**What the task asks**
Write out each line exactly as given. Leave the pictures out of your copy.

**Items**

--------------------------------------------------

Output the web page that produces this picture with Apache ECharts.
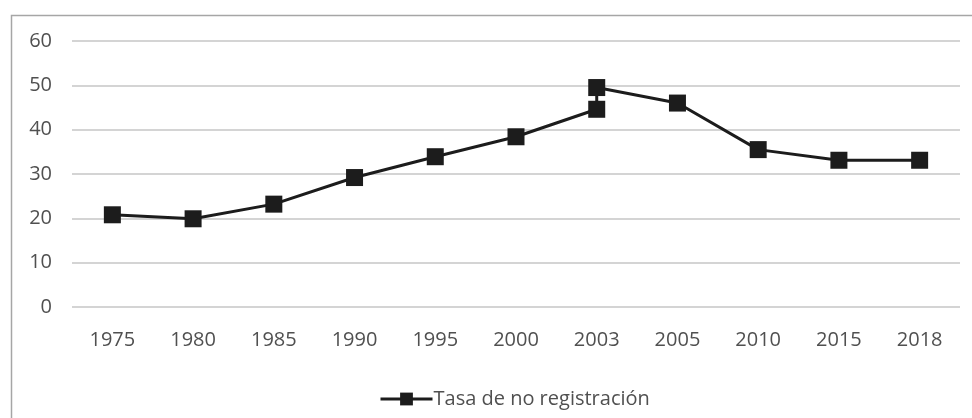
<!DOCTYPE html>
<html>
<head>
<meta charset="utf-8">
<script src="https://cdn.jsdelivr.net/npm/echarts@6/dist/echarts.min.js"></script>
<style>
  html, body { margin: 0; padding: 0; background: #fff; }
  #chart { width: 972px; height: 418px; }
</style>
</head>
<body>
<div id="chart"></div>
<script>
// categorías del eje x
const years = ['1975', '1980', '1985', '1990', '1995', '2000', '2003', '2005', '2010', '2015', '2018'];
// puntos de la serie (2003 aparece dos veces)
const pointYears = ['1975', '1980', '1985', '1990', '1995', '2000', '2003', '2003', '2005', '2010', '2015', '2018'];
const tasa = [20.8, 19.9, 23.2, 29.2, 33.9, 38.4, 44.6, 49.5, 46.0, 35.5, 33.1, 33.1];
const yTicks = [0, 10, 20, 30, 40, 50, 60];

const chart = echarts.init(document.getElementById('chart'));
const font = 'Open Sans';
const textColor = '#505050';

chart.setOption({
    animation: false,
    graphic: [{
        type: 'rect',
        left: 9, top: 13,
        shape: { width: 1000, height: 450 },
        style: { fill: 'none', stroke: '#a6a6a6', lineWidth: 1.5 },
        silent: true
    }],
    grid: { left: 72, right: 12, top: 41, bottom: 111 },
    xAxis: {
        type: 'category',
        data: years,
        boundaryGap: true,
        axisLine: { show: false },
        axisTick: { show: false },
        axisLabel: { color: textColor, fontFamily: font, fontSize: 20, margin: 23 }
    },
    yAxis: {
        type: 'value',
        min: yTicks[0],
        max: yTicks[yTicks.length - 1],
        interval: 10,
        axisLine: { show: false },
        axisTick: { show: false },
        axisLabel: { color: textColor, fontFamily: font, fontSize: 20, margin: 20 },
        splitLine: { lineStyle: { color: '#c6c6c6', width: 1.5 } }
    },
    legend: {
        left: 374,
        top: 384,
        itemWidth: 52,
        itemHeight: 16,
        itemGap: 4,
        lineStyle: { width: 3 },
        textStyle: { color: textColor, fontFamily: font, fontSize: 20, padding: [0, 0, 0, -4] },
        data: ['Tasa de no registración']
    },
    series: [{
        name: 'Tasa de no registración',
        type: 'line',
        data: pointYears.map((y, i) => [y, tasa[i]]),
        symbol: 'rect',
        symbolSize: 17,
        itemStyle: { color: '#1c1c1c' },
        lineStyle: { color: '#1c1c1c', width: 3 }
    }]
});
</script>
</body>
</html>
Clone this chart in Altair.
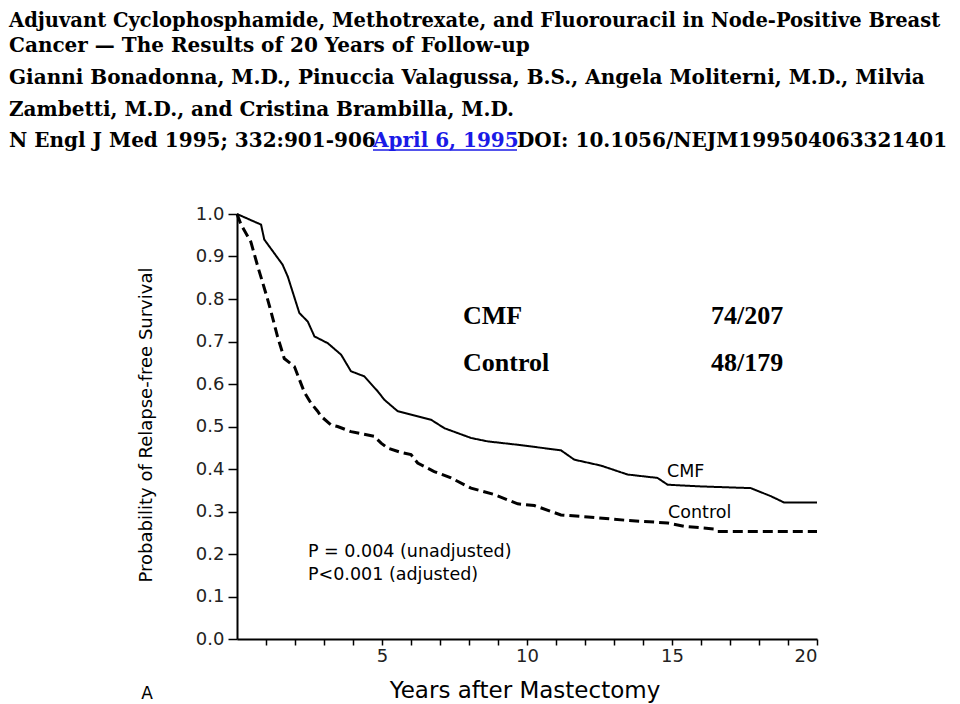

--------------------------------------------------

**Finished answer**
Output the web page that produces this picture with Apache ECharts.
<!DOCTYPE html>
<html>
<head>
<meta charset="utf-8">
<script src="https://cdn.jsdelivr.net/npm/echarts@6/dist/echarts.min.js"></script>
<style>
  html, body { margin: 0; padding: 0; background: #fff; }
  #chart { width: 972px; height: 418px; }
</style>
</head>
<body>
<div id="chart"></div>
<script>
// categorías del eje x
const years = ['1975', '1980', '1985', '1990', '1995', '2000', '2003', '2005', '2010', '2015', '2018'];
// puntos de la serie (2003 aparece dos veces)
const pointYears = ['1975', '1980', '1985', '1990', '1995', '2000', '2003', '2003', '2005', '2010', '2015', '2018'];
const tasa = [20.8, 19.9, 23.2, 29.2, 33.9, 38.4, 44.6, 49.5, 46.0, 35.5, 33.1, 33.1];
const yTicks = [0, 10, 20, 30, 40, 50, 60];

const chart = echarts.init(document.getElementById('chart'));
const font = 'Open Sans';
const textColor = '#505050';

chart.setOption({
    animation: false,
    graphic: [{
        type: 'rect',
        left: 9, top: 13,
        shape: { width: 1000, height: 450 },
        style: { fill: 'none', stroke: '#a6a6a6', lineWidth: 1.5 },
        silent: true
    }],
    grid: { left: 72, right: 12, top: 41, bottom: 111 },
    xAxis: {
        type: 'category',
        data: years,
        boundaryGap: true,
        axisLine: { show: false },
        axisTick: { show: false },
        axisLabel: { color: textColor, fontFamily: font, fontSize: 20, margin: 23 }
    },
    yAxis: {
        type: 'value',
        min: yTicks[0],
        max: yTicks[yTicks.length - 1],
        interval: 10,
        axisLine: { show: false },
        axisTick: { show: false },
        axisLabel: { color: textColor, fontFamily: font, fontSize: 20, margin: 20 },
        splitLine: { lineStyle: { color: '#c6c6c6', width: 1.5 } }
    },
    legend: {
        left: 374,
        top: 384,
        itemWidth: 52,
        itemHeight: 16,
        itemGap: 4,
        lineStyle: { width: 3 },
        textStyle: { color: textColor, fontFamily: font, fontSize: 20, padding: [0, 0, 0, -4] },
        data: ['Tasa de no registración']
    },
    series: [{
        name: 'Tasa de no registración',
        type: 'line',
        data: pointYears.map((y, i) => [y, tasa[i]]),
        symbol: 'rect',
        symbolSize: 17,
        itemStyle: { color: '#1c1c1c' },
        lineStyle: { color: '#1c1c1c', width: 3 }
    }]
});
</script>
</body>
</html>
Clone this chart in Altair.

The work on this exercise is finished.